There's no point in doing

	#define GFP_SLAB_BUG_MASK (__GFP_DMA32|__GFP_HIGHMEM|~__GFP_BITS_MASK)

because __GFP_DMA32|__GFP_HIGHMEM are already part of ~__GFP_BITS_MASK.
What's it trying to do here?

And it's quite infuriating to go BUG when the code could easily warn
and fix it up.

And it's quite infuriating to go BUG because one of the bits was set,
but not tell us which bit it was!


Could the slab guys please review this?

From: Andrew Morton <akpm@linux-foundation.org>
Subject: slab: improve checking for invalid gfp_flags

- The code goes BUG, but doesn't tell us which bits were unexpectedly
  set.  Print that out.

- The code goes BUG when it could jsut fix things up and proceed.  Do that.

- ~__GFP_BITS_MASK already includes __GFP_DMA32 and __GFP_HIGHMEM, so
  remove those from the GFP_SLAB_BUG_MASK definition.
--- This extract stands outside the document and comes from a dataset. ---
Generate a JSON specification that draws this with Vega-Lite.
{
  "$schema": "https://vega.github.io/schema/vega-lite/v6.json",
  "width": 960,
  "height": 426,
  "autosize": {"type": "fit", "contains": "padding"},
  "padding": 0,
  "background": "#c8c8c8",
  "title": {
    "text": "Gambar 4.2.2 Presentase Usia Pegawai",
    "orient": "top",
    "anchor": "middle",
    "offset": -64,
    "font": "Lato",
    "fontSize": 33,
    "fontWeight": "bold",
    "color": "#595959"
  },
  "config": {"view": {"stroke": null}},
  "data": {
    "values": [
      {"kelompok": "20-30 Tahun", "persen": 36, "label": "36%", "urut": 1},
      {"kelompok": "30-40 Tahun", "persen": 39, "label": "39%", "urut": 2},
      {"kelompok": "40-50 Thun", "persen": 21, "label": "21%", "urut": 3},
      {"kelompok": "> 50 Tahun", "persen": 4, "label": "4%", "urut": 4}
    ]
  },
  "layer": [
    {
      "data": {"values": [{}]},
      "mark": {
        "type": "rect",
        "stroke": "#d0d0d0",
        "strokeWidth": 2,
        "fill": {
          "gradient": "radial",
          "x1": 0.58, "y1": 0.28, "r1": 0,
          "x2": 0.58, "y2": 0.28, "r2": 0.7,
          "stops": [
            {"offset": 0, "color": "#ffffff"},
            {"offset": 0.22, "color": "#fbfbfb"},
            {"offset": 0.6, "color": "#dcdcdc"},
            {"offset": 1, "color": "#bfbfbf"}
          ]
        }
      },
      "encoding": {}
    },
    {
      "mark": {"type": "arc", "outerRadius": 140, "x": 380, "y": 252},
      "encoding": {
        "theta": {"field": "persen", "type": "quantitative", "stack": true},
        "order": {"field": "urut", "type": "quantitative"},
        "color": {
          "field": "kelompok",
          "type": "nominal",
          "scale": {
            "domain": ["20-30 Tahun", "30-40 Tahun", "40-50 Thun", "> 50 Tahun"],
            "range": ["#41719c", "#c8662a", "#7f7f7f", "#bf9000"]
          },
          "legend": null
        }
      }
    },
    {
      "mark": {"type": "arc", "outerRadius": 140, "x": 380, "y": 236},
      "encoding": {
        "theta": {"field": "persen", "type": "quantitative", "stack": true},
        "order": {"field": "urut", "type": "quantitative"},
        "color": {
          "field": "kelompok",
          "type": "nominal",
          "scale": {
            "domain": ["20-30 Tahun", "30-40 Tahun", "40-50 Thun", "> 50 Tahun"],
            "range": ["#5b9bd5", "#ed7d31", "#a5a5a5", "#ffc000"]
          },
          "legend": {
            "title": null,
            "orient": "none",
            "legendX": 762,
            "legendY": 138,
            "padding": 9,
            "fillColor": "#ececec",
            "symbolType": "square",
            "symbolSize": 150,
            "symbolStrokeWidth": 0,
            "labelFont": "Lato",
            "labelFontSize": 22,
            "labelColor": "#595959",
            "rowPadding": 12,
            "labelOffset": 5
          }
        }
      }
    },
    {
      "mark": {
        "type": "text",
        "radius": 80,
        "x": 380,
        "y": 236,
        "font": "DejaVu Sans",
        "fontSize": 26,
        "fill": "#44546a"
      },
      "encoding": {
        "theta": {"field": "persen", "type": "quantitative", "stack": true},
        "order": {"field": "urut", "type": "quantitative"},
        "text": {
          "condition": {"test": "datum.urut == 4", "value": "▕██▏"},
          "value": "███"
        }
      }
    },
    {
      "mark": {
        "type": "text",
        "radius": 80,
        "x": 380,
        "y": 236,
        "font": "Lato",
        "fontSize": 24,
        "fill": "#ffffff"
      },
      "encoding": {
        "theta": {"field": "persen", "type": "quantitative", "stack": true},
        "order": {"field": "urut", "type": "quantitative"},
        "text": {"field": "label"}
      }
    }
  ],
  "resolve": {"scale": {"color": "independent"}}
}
Cc: Christoph Lameter <cl@linux.com>
Cc: Pekka Enberg <penberg@kernel.org>
Cc: David Rientjes <rientjes@google.com>
Cc: Joonsoo Kim <iamjoonsoo.kim@lge.com>
Signed-off-by: Andrew Morton <akpm@linux-foundation.org>
---

 include/linux/gfp.h |    2 +-
 mm/slab.c           |    5 ++++-
 mm/slub.c           |    5 ++++-
 3 files changed, 9 insertions(+), 3 deletions(-)
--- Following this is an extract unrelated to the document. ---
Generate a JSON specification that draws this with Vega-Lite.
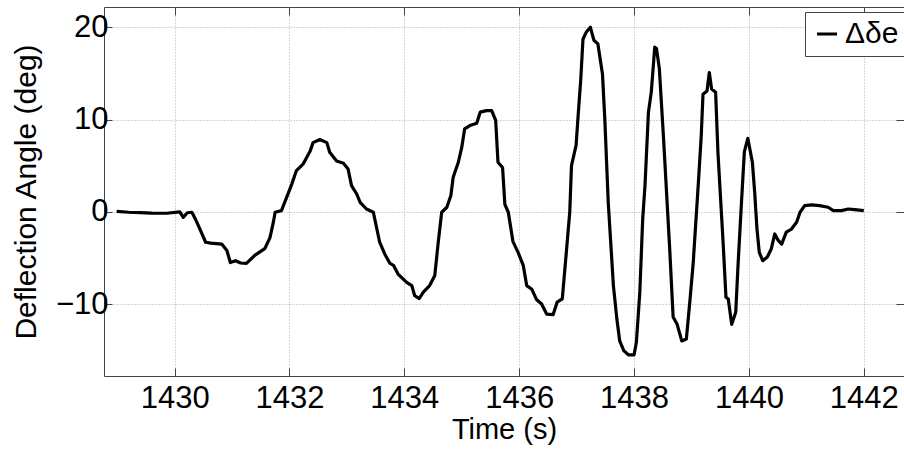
{
  "$schema": "https://vega.github.io/schema/vega-lite/v6.json",
  "width": 800,
  "height": 369,
  "autosize": {"type": "none"},
  "padding": {"left": 104, "top": 7, "right": 0, "bottom": 74},
  "background": "white",
  "config": {
    "view": {"stroke": "#444", "strokeWidth": 1},
    "axis": {
      "domain": false,
      "gridColor": "#aaa",
      "gridDash": [1, 2],
      "gridWidth": 1,
      "gridOpacity": 1,
      "tickColor": "#444",
      "tickSize": -8,
      "labelFont": "Liberation Sans",
      "labelFontSize": 31,
      "labelColor": "black",
      "titleFont": "Liberation Sans",
      "titleFontSize": 30,
      "titleFontWeight": "normal",
      "titleColor": "black"
    }
  },
  "data": {"values": [
    {"t": 1428.99, "v": 0.05, "series": "Δδe"},
    {"t": 1429.20, "v": -0.05, "series": "Δδe"},
    {"t": 1429.40, "v": -0.1, "series": "Δδe"},
    {"t": 1429.60, "v": -0.15, "series": "Δδe"},
    {"t": 1429.86, "v": -0.16, "series": "Δδe"},
    {"t": 1430.09, "v": 0.0, "series": "Δδe"},
    {"t": 1430.15, "v": -0.6, "series": "Δδe"},
    {"t": 1430.22, "v": -0.1, "series": "Δδe"},
    {"t": 1430.30, "v": -0.05, "series": "Δδe"},
    {"t": 1430.37, "v": -0.9, "series": "Δδe"},
    {"t": 1430.44, "v": -1.87, "series": "Δδe"},
    {"t": 1430.54, "v": -3.3, "series": "Δδe"},
    {"t": 1430.63, "v": -3.4, "series": "Δδe"},
    {"t": 1430.82, "v": -3.5, "series": "Δδe"},
    {"t": 1430.91, "v": -4.2, "series": "Δδe"},
    {"t": 1430.97, "v": -5.5, "series": "Δδe"},
    {"t": 1431.06, "v": -5.3, "series": "Δδe"},
    {"t": 1431.15, "v": -5.55, "series": "Δδe"},
    {"t": 1431.25, "v": -5.6, "series": "Δδe"},
    {"t": 1431.40, "v": -4.7, "series": "Δδe"},
    {"t": 1431.57, "v": -4.0, "series": "Δδe"},
    {"t": 1431.66, "v": -2.8, "series": "Δδe"},
    {"t": 1431.72, "v": -1.1, "series": "Δδe"},
    {"t": 1431.75, "v": -0.05, "series": "Δδe"},
    {"t": 1431.86, "v": 0.13, "series": "Δδe"},
    {"t": 1431.95, "v": 1.57, "series": "Δδe"},
    {"t": 1432.04, "v": 3.0, "series": "Δδe"},
    {"t": 1432.12, "v": 4.47, "series": "Δδe"},
    {"t": 1432.24, "v": 5.2, "series": "Δδe"},
    {"t": 1432.36, "v": 6.6, "series": "Δδe"},
    {"t": 1432.41, "v": 7.5, "series": "Δδe"},
    {"t": 1432.53, "v": 7.83, "series": "Δδe"},
    {"t": 1432.65, "v": 7.5, "series": "Δδe"},
    {"t": 1432.70, "v": 6.45, "series": "Δδe"},
    {"t": 1432.82, "v": 5.5, "series": "Δδe"},
    {"t": 1432.94, "v": 5.26, "series": "Δδe"},
    {"t": 1433.02, "v": 4.64, "series": "Δδe"},
    {"t": 1433.08, "v": 2.84, "series": "Δδe"},
    {"t": 1433.17, "v": 1.93, "series": "Δδe"},
    {"t": 1433.23, "v": 1.03, "series": "Δδe"},
    {"t": 1433.34, "v": 0.3, "series": "Δδe"},
    {"t": 1433.46, "v": -0.05, "series": "Δδe"},
    {"t": 1433.57, "v": -3.3, "series": "Δδe"},
    {"t": 1433.66, "v": -4.6, "series": "Δδe"},
    {"t": 1433.75, "v": -5.6, "series": "Δδe"},
    {"t": 1433.81, "v": -5.8, "series": "Δδe"},
    {"t": 1433.89, "v": -6.75, "series": "Δδe"},
    {"t": 1434.04, "v": -7.65, "series": "Δδe"},
    {"t": 1434.13, "v": -8.0, "series": "Δδe"},
    {"t": 1434.18, "v": -9.1, "series": "Δδe"},
    {"t": 1434.26, "v": -9.4, "series": "Δδe"},
    {"t": 1434.33, "v": -8.7, "series": "Δδe"},
    {"t": 1434.44, "v": -8.0, "series": "Δδe"},
    {"t": 1434.53, "v": -6.9, "series": "Δδe"},
    {"t": 1434.59, "v": -3.3, "series": "Δδe"},
    {"t": 1434.65, "v": -0.05, "series": "Δδe"},
    {"t": 1434.74, "v": 0.49, "series": "Δδe"},
    {"t": 1434.81, "v": 1.76, "series": "Δδe"},
    {"t": 1434.85, "v": 3.74, "series": "Δδe"},
    {"t": 1434.94, "v": 5.37, "series": "Δδe"},
    {"t": 1435.00, "v": 7.0, "series": "Δδe"},
    {"t": 1435.05, "v": 9.0, "series": "Δδe"},
    {"t": 1435.14, "v": 9.35, "series": "Δδe"},
    {"t": 1435.26, "v": 9.6, "series": "Δδe"},
    {"t": 1435.32, "v": 10.8, "series": "Δδe"},
    {"t": 1435.43, "v": 10.97, "series": "Δδe"},
    {"t": 1435.52, "v": 10.97, "series": "Δδe"},
    {"t": 1435.59, "v": 9.9, "series": "Δδe"},
    {"t": 1435.63, "v": 5.37, "series": "Δδe"},
    {"t": 1435.71, "v": 4.8, "series": "Δδe"},
    {"t": 1435.75, "v": 0.8, "series": "Δδe"},
    {"t": 1435.81, "v": -0.05, "series": "Δδe"},
    {"t": 1435.89, "v": -3.2, "series": "Δδe"},
    {"t": 1435.98, "v": -4.4, "series": "Δδe"},
    {"t": 1436.07, "v": -5.8, "series": "Δδe"},
    {"t": 1436.13, "v": -8.0, "series": "Δδe"},
    {"t": 1436.22, "v": -8.4, "series": "Δδe"},
    {"t": 1436.30, "v": -9.5, "series": "Δδe"},
    {"t": 1436.39, "v": -10.0, "series": "Δδe"},
    {"t": 1436.48, "v": -11.1, "series": "Δδe"},
    {"t": 1436.59, "v": -11.15, "series": "Δδe"},
    {"t": 1436.66, "v": -9.8, "series": "Δδe"},
    {"t": 1436.75, "v": -9.45, "series": "Δδe"},
    {"t": 1436.82, "v": -4.4, "series": "Δδe"},
    {"t": 1436.88, "v": -0.05, "series": "Δδe"},
    {"t": 1436.91, "v": 5.0, "series": "Δδe"},
    {"t": 1436.99, "v": 7.2, "series": "Δδe"},
    {"t": 1437.03, "v": 10.8, "series": "Δδe"},
    {"t": 1437.07, "v": 14.2, "series": "Δδe"},
    {"t": 1437.11, "v": 18.7, "series": "Δδe"},
    {"t": 1437.17, "v": 19.5, "series": "Δδe"},
    {"t": 1437.24, "v": 20.0, "series": "Δδe"},
    {"t": 1437.30, "v": 18.6, "series": "Δδe"},
    {"t": 1437.37, "v": 18.2, "series": "Δδe"},
    {"t": 1437.45, "v": 14.9, "series": "Δδe"},
    {"t": 1437.49, "v": 10.1, "series": "Δδe"},
    {"t": 1437.55, "v": 1.03, "series": "Δδe"},
    {"t": 1437.64, "v": -8.0, "series": "Δδe"},
    {"t": 1437.70, "v": -11.6, "series": "Δδe"},
    {"t": 1437.75, "v": -14.0, "series": "Δδe"},
    {"t": 1437.82, "v": -15.05, "series": "Δδe"},
    {"t": 1437.90, "v": -15.5, "series": "Δδe"},
    {"t": 1438.00, "v": -15.5, "series": "Δδe"},
    {"t": 1438.04, "v": -14.15, "series": "Δδe"},
    {"t": 1438.10, "v": -8.7, "series": "Δδe"},
    {"t": 1438.15, "v": -0.8, "series": "Δδe"},
    {"t": 1438.19, "v": 2.84, "series": "Δδe"},
    {"t": 1438.25, "v": 10.8, "series": "Δδe"},
    {"t": 1438.30, "v": 13.0, "series": "Δδe"},
    {"t": 1438.36, "v": 17.85, "series": "Δδe"},
    {"t": 1438.39, "v": 17.7, "series": "Δδe"},
    {"t": 1438.44, "v": 15.5, "series": "Δδe"},
    {"t": 1438.51, "v": 8.3, "series": "Δδe"},
    {"t": 1438.62, "v": -4.0, "series": "Δδe"},
    {"t": 1438.68, "v": -11.4, "series": "Δδe"},
    {"t": 1438.75, "v": -12.2, "series": "Δδe"},
    {"t": 1438.83, "v": -14.0, "series": "Δδe"},
    {"t": 1438.91, "v": -13.8, "series": "Δδe"},
    {"t": 1438.97, "v": -9.8, "series": "Δδe"},
    {"t": 1439.03, "v": -5.5, "series": "Δδe"},
    {"t": 1439.12, "v": 3.2, "series": "Δδe"},
    {"t": 1439.17, "v": 8.3, "series": "Δδe"},
    {"t": 1439.20, "v": 12.75, "series": "Δδe"},
    {"t": 1439.27, "v": 13.1, "series": "Δδe"},
    {"t": 1439.31, "v": 15.1, "series": "Δδe"},
    {"t": 1439.35, "v": 13.3, "series": "Δδe"},
    {"t": 1439.42, "v": 12.96, "series": "Δδe"},
    {"t": 1439.46, "v": 6.45, "series": "Δδe"},
    {"t": 1439.55, "v": -3.3, "series": "Δδe"},
    {"t": 1439.60, "v": -9.27, "series": "Δδe"},
    {"t": 1439.64, "v": -9.45, "series": "Δδe"},
    {"t": 1439.70, "v": -12.2, "series": "Δδe"},
    {"t": 1439.77, "v": -10.9, "series": "Δδe"},
    {"t": 1439.81, "v": -5.8, "series": "Δδe"},
    {"t": 1439.87, "v": 1.03, "series": "Δδe"},
    {"t": 1439.92, "v": 6.5, "series": "Δδe"},
    {"t": 1439.98, "v": 7.97, "series": "Δδe"},
    {"t": 1440.06, "v": 5.37, "series": "Δδe"},
    {"t": 1440.10, "v": 2.1, "series": "Δδe"},
    {"t": 1440.14, "v": -1.87, "series": "Δδe"},
    {"t": 1440.18, "v": -4.4, "series": "Δδe"},
    {"t": 1440.24, "v": -5.3, "series": "Δδe"},
    {"t": 1440.32, "v": -4.9, "series": "Δδe"},
    {"t": 1440.39, "v": -4.0, "series": "Δδe"},
    {"t": 1440.45, "v": -2.4, "series": "Δδe"},
    {"t": 1440.51, "v": -3.1, "series": "Δδe"},
    {"t": 1440.57, "v": -3.5, "series": "Δδe"},
    {"t": 1440.65, "v": -2.2, "series": "Δδe"},
    {"t": 1440.74, "v": -1.87, "series": "Δδe"},
    {"t": 1440.83, "v": -1.14, "series": "Δδe"},
    {"t": 1440.89, "v": -0.05, "series": "Δδe"},
    {"t": 1440.97, "v": 0.67, "series": "Δδe"},
    {"t": 1441.09, "v": 0.74, "series": "Δδe"},
    {"t": 1441.23, "v": 0.67, "series": "Δδe"},
    {"t": 1441.38, "v": 0.49, "series": "Δδe"},
    {"t": 1441.47, "v": 0.13, "series": "Δδe"},
    {"t": 1441.61, "v": 0.13, "series": "Δδe"},
    {"t": 1441.73, "v": 0.3, "series": "Δδe"},
    {"t": 1441.84, "v": 0.24, "series": "Δδe"},
    {"t": 1442.00, "v": 0.13, "series": "Δδe"}
  ]},
  "layer": [
    {
      "mark": {"type": "line", "color": "black", "strokeWidth": 3.2, "strokeJoin": "round", "clip": true},
      "encoding": {
        "x": {
          "field": "t", "type": "quantitative",
          "scale": {"domain": [1428.77, 1442.7], "nice": false, "zero": false},
          "axis": {"orient": "bottom", "values": [1430, 1432, 1434, 1436, 1438, 1440, 1442], "format": "d", "title": "Time (s)", "titleFontSize": 29, "labelPadding": 15, "titlePadding": 2}
        },
        "y": {
          "field": "v", "type": "quantitative",
          "scale": {"domain": [-17.8, 22.2], "nice": false, "zero": false},
          "axis": {"orient": "left", "values": [-10, 0, 10, 20], "title": "Deflection Angle (deg)", "labelPadding": 4, "titlePadding": 14}
        },
        "color": {
          "field": "series", "type": "nominal",
          "scale": {"range": ["black"]},
          "legend": {
            "orient": "none", "legendX": 701, "legendY": 5, "title": null,
            "symbolType": "stroke", "symbolSize": 400, "symbolStrokeWidth": 3, "symbolStrokeColor": "black",
            "labelFont": "Liberation Sans", "labelFontSize": 30, "labelColor": "black", "labelOffset": 3,
            "strokeColor": "#444", "fillColor": "white", "padding": 7, "cornerRadius": 0
          }
        }
      }
    },
    {
      "mark": {"type": "line", "opacity": 0},
      "encoding": {
        "x": {"field": "t", "type": "quantitative", "axis": {"orient": "top", "values": [1430, 1432, 1434, 1436, 1438, 1440, 1442], "labels": false, "grid": false, "title": null}},
        "y": {"field": "v", "type": "quantitative", "axis": {"orient": "right", "values": [-10, 0, 10, 20], "labels": false, "grid": false, "title": null}}
      }
    }
  ],
  "resolve": {"axis": {"x": "independent", "y": "independent"}}
}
diff -puN include/linux/gfp.h~slab-improve-checking-for-invalid-gfp_flags include/linux/gfp.h
--- a/include/linux/gfp.h~slab-improve-checking-for-invalid-gfp_flags
+++ a/include/linux/gfp.h
@@ -145,7 +145,7 @@ struct vm_area_struct;
 #define GFP_CONSTRAINT_MASK (__GFP_HARDWALL|__GFP_THISNODE)
 
 /* Do not use these with a slab allocator */
-#define GFP_SLAB_BUG_MASK (__GFP_DMA32|__GFP_HIGHMEM|~__GFP_BITS_MASK)
+#define GFP_SLAB_BUG_MASK (~__GFP_BITS_MASK)
 
 /* Flag - indicates that the buffer will be suitable for DMA.  Ignored on some
    platforms, used as appropriate on others */
diff -puN mm/slab.c~slab-improve-checking-for-invalid-gfp_flags mm/slab.c
--- a/mm/slab.c~slab-improve-checking-for-invalid-gfp_flags
+++ a/mm/slab.c
@@ -2590,7 +2590,10 @@ static int cache_grow(struct kmem_cache
 	 * Be lazy and only check for valid flags here,  keeping it out of the
 	 * critical path in kmem_cache_alloc().
 	 */
-	BUG_ON(flags & GFP_SLAB_BUG_MASK);
+	if (WARN_ON(flags & GFP_SLAB_BUG_MASK)) {
+		pr_emerg("gfp: %u\n", flags & GFP_SLAB_BUG_MASK);
+		flags &= ~GFP_SLAB_BUG_MASK;
+	}
 	local_flags = flags & (GFP_CONSTRAINT_MASK|GFP_RECLAIM_MASK);
 
 	/* Take the node list lock to change the colour_next on this node */
diff -puN mm/slub.c~slab-improve-checking-for-invalid-gfp_flags mm/slub.c
--- a/mm/slub.c~slab-improve-checking-for-invalid-gfp_flags
+++ a/mm/slub.c
@@ -1377,7 +1377,10 @@ static struct page *new_slab(struct kmem
 	int order;
 	int idx;
 
-	BUG_ON(flags & GFP_SLAB_BUG_MASK);
+	if (WARN_ON(flags & GFP_SLAB_BUG_MASK)) {
+		pr_emerg("gfp: %u\n", flags & GFP_SLAB_BUG_MASK);
+		flags &= ~GFP_SLAB_BUG_MASK;
+	}
 
 	page = allocate_slab(s,
 		flags & (GFP_RECLAIM_MASK | GFP_CONSTRAINT_MASK), node);
_

Comment 2 Andrew Morton 2014-11-12 00:49:16 UTC

On Tue, 11 Nov 2014 18:36:28 -0600 (CST) Christoph Lameter <cl@linux.com> wrote:

> On Tue, 11 Nov 2014, Andrew Morton wrote:
> 
> > There's no point in doing
> >
> >     #define GFP_SLAB_BUG_MASK (__GFP_DMA32|__GFP_HIGHMEM|~__GFP_BITS_MASK)
> >
> > because __GFP_DMA32|__GFP_HIGHMEM are already part of ~__GFP_BITS_MASK.
> 
> ?? ~__GFP_BITS_MASK means bits 25 to 31 are set.
> 
> __GFP_DMA32 is bit 2 and __GFP_HIGHMEM is bit 1.

Ah, yes, OK.

I suppose it's possible that __GFP_HIGHMEM was set.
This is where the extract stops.